Soren loves his stuffed animals. Bucky (a stuffed rabbit left over from my own childhood) is his favorite. "Bucky is very special to me," Soren will say. Bucky is, according to Soren, six years old. But he's small, according to Soren, like a baby, so sometimes he gets carried around in a bucket baby carrier. Sometimes Bucky comes with us places in the car and has to be buckled in. Sometimes we have to make Bucky paper food. The other stuffed animals get in on the action too, though. Occasionally the stuffed animals will have birthdays and we'll have to have a party. Sometimes they attend a school that Soren teaches. Occasionally they sit around for hours and read a book together, as pictured below.


Soren, like his mommy, has a very active dream life. One night he woke up screaming and Abe went in to comfort him. "Daddy! I dreamed that Briar chopped mommy up into little pieces and I was trying to talk to the pieces but Briar put them in the crockpot and cooked her! Briar cooked Mommy! In the crockpot!" (He later climbed into bed with me ...I think just to make sure I was still alive.)

Here are some delightfully quotable things he's said recently:

"Mommy, I'm nicer than you."
"Oh yeah? What makes you say that?"
"Because you get food on your clothes like a baby without a bib. And I don't."

"Dear Hevnwyfather, Fankyoufrthsday. Fankyoufr Mommy and Daddy and Liam. Please help us to worship our bodies. And fank you for Jesus (that's you, Jesus)!"

"Briar, we're pretty much the same size, except that you have wonger arms and eat more candy."

"Mommy, I was just wying still and finking. And I was finking about how I will eat lots of healthy food and get a lot bigger than Koen so he can't push me anymore."

"Mommy, does Jesus live on a cloud in space?"

"There are three kinds of people: good guys, bad guys, and old people."

And what would a Soren update be without pictures of some of his latest creations?

A Christmas wreath.

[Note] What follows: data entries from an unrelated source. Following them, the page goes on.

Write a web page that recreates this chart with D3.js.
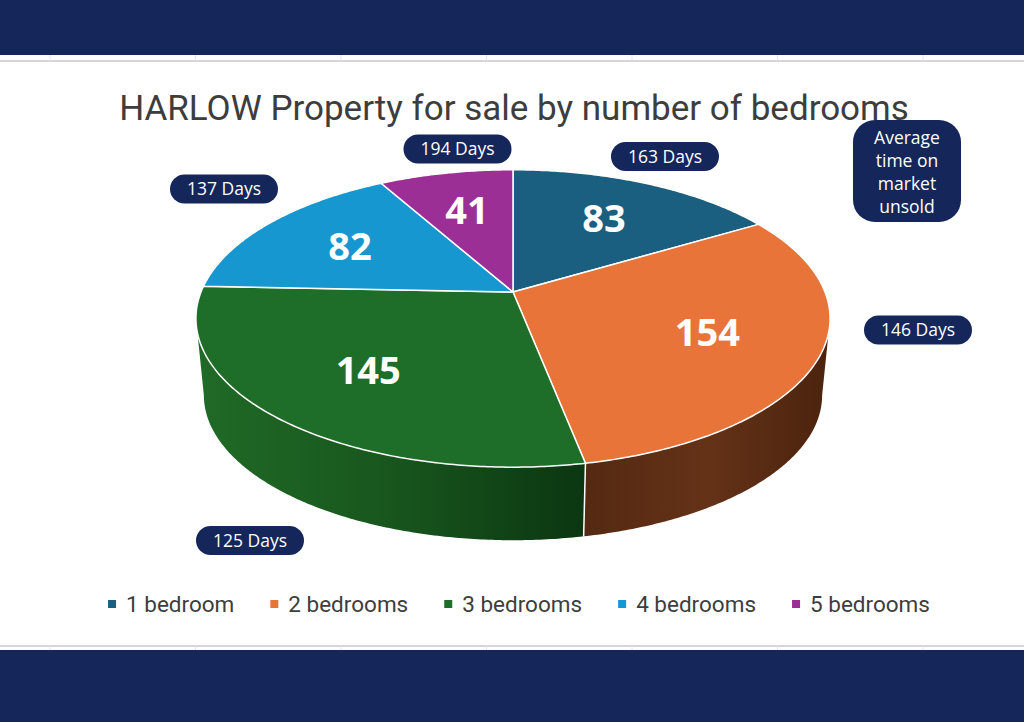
<!DOCTYPE html>
<html>
<head>
<meta charset="utf-8">
<script src="https://cdn.jsdelivr.net/npm/d3@7"></script>
<style>
  body { margin: 0; background: #fff; }
  svg { display: block; }
</style>
</head>
<body>
<div id="chart-area"></div>
<script>
// data
var categories = ["1 bedroom", "2 bedrooms", "3 bedrooms", "4 bedrooms", "5 bedrooms"];
var listings = [83, 154, 145, 82, 41];
var daysOnMarket = [163, 146, 125, 137, 194];
var titleText = "HARLOW Property for sale by number of bedrooms";
var noteLines = ["Average", "time on", "market", "unsold"];

// styling
var topColors = ["#1b5f80", "#e8743a", "#1e6e2a", "#1797d0", "#9b2f95"];
var sideColors = [
    ["#123f55", "#0d2f40"],
    ["#552912", "#643217", "#4b230e"],
    ["#206a27", "#18561d", "#0b3611"],
    ["#0f6d96", "#0b5577"],
    ["#6e2069", "#541850"]
];
var navy = "#15265a";

// where the "Days" pills sit (layout only)
var pillPos = [[665, 156.5], [918, 330], [250, 540.5], [224, 189], [457.5, 149]];

var W = 1024, H = 722;

var svg = d3.select("#chart-area")
    .append("svg")
        .attr("width", W)
        .attr("height", H);

var defs = svg.append("defs");

// page frame
svg.append("rect").attr("x", 0).attr("y", 0).attr("width", W).attr("height", 55).attr("fill", navy);
svg.append("rect").attr("x", 0).attr("y", 650).attr("width", W).attr("height", H - 650).attr("fill", navy);
svg.append("line").attr("x1", 0).attr("x2", W).attr("y1", 61).attr("y2", 61)
    .attr("stroke", "#c9c9c9").attr("stroke-width", 1.5);
svg.append("line").attr("x1", 0).attr("x2", W).attr("y1", 646).attr("y2", 646)
    .attr("stroke", "#c9c9c9").attr("stroke-width", 1.5);
d3.range(50, W, 145.5).forEach(x => {
    svg.append("line").attr("x1", x).attr("x2", x).attr("y1", 55).attr("y2", 61)
        .attr("stroke", "#e6e6e6").attr("stroke-width", 1);
    svg.append("line").attr("x1", x).attr("x2", x).attr("y1", 646).attr("y2", 650)
        .attr("stroke", "#e6e6e6").attr("stroke-width", 1);
});

// title
svg.append("text")
    .attr("x", 514)
    .attr("y", 120)
    .attr("text-anchor", "middle")
    .attr("font-family", "Roboto, sans-serif")
    .attr("font-size", 35)
    .attr("fill", "#3d3d3d")
    .text(titleText);

// perspective projection of the pie disc (top face and the lower, farther face)
var cx = 513, cy = 292, rx = 312, ry = 144, k = 0.178;
var baseScale = 0.975, baseDrop = 77.4;
function project(theta, r) {
    var s = Math.sin(theta), c = Math.cos(theta);
    var d = 1 + k * r * c;
    return [cx + rx * r * s / d, cy - ry * r * c / d];
}
function projectBase(theta) {
    var s = Math.sin(theta), c = Math.cos(theta);
    var d = 1 + k * c;
    return [cx + rx * baseScale * s / d, cy + baseDrop - ry * baseScale * c / d];
}
function sample(a0, a1, fn) {
    var n = Math.max(2, Math.ceil(Math.abs(a1 - a0) / 0.01));
    return d3.range(n + 1).map(i => fn(a0 + (a1 - a0) * i / n));
}

var pie = d3.pie().sort(null).value(d => d);
var arcs = pie(listings);

// visible front wall goes from the right extreme round to the left extreme
var frontStart = Math.acos(-k), frontEnd = 2 * Math.PI - frontStart;

var line = d3.line();
var sides = svg.append("g").attr("class", "sides");
arcs.forEach((d, i) => {
    var lo = Math.max(d.startAngle, frontStart), hi = Math.min(d.endAngle, frontEnd);
    if (hi <= lo) return;
    var topPts = sample(lo, hi, t => project(t, 1));
    var botPts = sample(hi, lo, projectBase);
    var xs = topPts.map(p => p[0]);
    var grad = defs.append("linearGradient")
        .attr("id", "side" + i)
        .attr("gradientUnits", "userSpaceOnUse")
        .attr("x1", d3.min(xs)).attr("x2", d3.max(xs))
        .attr("y1", 0).attr("y2", 0);
    var cs = sideColors[i];
    cs.forEach((c, j) => {
        grad.append("stop").attr("offset", j / (cs.length - 1)).attr("stop-color", c);
    });
    sides.append("path")
        .attr("d", line(topPts.concat(botPts)) + "Z")
        .attr("fill", "url(#side" + i + ")");
});
// white seams on the wall where slices meet
arcs.forEach(d => {
    var a = d.startAngle;
    if (a > frontStart && a < frontEnd) {
        var p = project(a, 1), q = projectBase(a);
        sides.append("line")
            .attr("x1", p[0]).attr("y1", p[1])
            .attr("x2", q[0]).attr("y2", q[1])
            .attr("stroke", "#fff").attr("stroke-width", 1.5);
    }
});

// top faces
var tops = svg.append("g").attr("class", "tops");
arcs.forEach((d, i) => {
    var pts = [project(0, 0)].concat(sample(d.startAngle, d.endAngle, t => project(t, 1)));
    tops.append("path")
        .attr("d", line(pts) + "Z")
        .attr("fill", topColors[i])
        .attr("stroke", "#fff")
        .attr("stroke-width", 1.5)
        .attr("stroke-linejoin", "round");
});

// value labels
arcs.forEach((d, i) => {
    var p = project((d.startAngle + d.endAngle) / 2, 0.65);
    svg.append("text")
        .attr("x", p[0])
        .attr("y", p[1])
        .attr("dy", "0.36em")
        .attr("text-anchor", "middle")
        .attr("font-family", "'Open Sans', sans-serif")
        .attr("font-weight", "bold")
        .attr("font-size", 38)
        .attr("fill", "#fff")
        .text(d.data);
});

// "Days" pills
var pillW = 108, pillH = 29;
daysOnMarket.forEach((v, i) => {
    var g = svg.append("g").attr("transform", "translate(" + pillPos[i][0] + "," + pillPos[i][1] + ")");
    g.append("rect")
        .attr("x", -pillW / 2).attr("y", -pillH / 2)
        .attr("width", pillW).attr("height", pillH)
        .attr("rx", pillH / 2)
        .attr("fill", navy);
    g.append("text")
        .attr("text-anchor", "middle")
        .attr("dy", "0.35em")
        .attr("font-family", "'Open Sans', sans-serif")
        .attr("font-size", 17.5)
        .attr("fill", "#fff")
        .text(v + " Days");
});

// note box
var note = svg.append("g").attr("transform", "translate(907,171)");
note.append("rect")
    .attr("x", -54).attr("y", -51)
    .attr("width", 108).attr("height", 102)
    .attr("rx", 22)
    .attr("fill", navy);
note.selectAll("text")
    .data(noteLines)
    .enter()
    .append("text")
        .attr("text-anchor", "middle")
        .attr("y", (d, i) => -33.5 + i * 23.2)
        .attr("dy", "0.35em")
        .attr("font-family", "'Open Sans', sans-serif")
        .attr("font-size", 17.5)
        .attr("fill", "#fff")
        .text(d => d);

// legend
var legend = svg.append("g");
var cursor = 0;
categories.forEach((c, i) => {
    var item = legend.append("g").attr("transform", "translate(" + cursor + ",0)");
    item.append("rect")
        .attr("x", 0).attr("y", -4)
        .attr("width", 8).attr("height", 8)
        .attr("fill", topColors[i]);
    var t = item.append("text")
        .attr("x", 18)
        .attr("dy", "0.35em")
        .attr("font-family", "Roboto, sans-serif")
        .attr("font-size", 22.5)
        .attr("fill", "#3d3d3d")
        .text(c);
    cursor += 18 + t.node().getComputedTextLength() + 36;
});
var legendW = cursor - 36;
legend.attr("transform", "translate(" + (519 - legendW / 2) + ",604)");
</script>
</body>
</html>
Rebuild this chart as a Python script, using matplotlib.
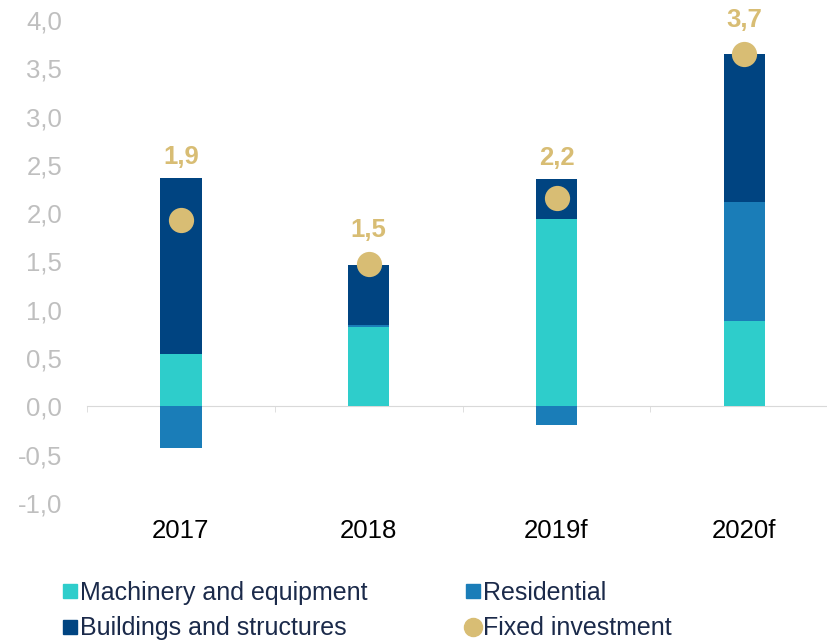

Materials and patience supplied by our friend Pam.

Snowman complex, complete with visiting Creepy Santa.

A Christmas hat, inspired by the book Christmas with the Mousekins.

A better angle.


A cottonball glitter snowman, made at my sister's house.

A "pillow puppet," also courtesy of Auntie Clee.

This is one of my favorites. It's an airplane.


He wrote and illustrated this book. It's bound with yarn.

And here are a couple of random snapshots:





Friday, January 13, 2012

Preview

I've been extremely busy over the past month, and whenever I had a few spare minutes they were usually devoted to reading The Good Earth or watching back episodes of House M.D.

But.

I haven't forgotten about you, dear readers. And I have a million things I've been wanting to blog about.

For example:

-A tribute to my Grandpa Hanson, who passed away last month.
-My car wreck.
-Learning to play the organ.
-Updates on both the boys, who grow (impossibly!) more adorable each day
-Christmas
-Creepy Santa
-Fun stuff we did over the summer (yes, yes, I know that was a while ago, but I have a tendency to blog about the everyday stuff and forget to write about holidays and trips and things. This is weird and oppositey to most Mommy Blogs, but it's how I roll.)
-Family goal setting
-Review of progress on last year's New Year's goals/New New Year's goals
-Cute stuff I've done to the house
-My piano (MY piano!)

I've also been wanting to start a new regular column-type thing on my blog called "Love Stories," featuring the kind of stories that fill one with hope for humanity, joy at the power of love, and a belief in God's goodness.

And I've been contemplating doing a whiny post about how tired and stressed out I am.

So there's a sneak preview, folks. Pray that I will find a way through our brambled labyrinth of scattered toys and piled up dirty dishes to find my laptop and follow through with my blogging desires.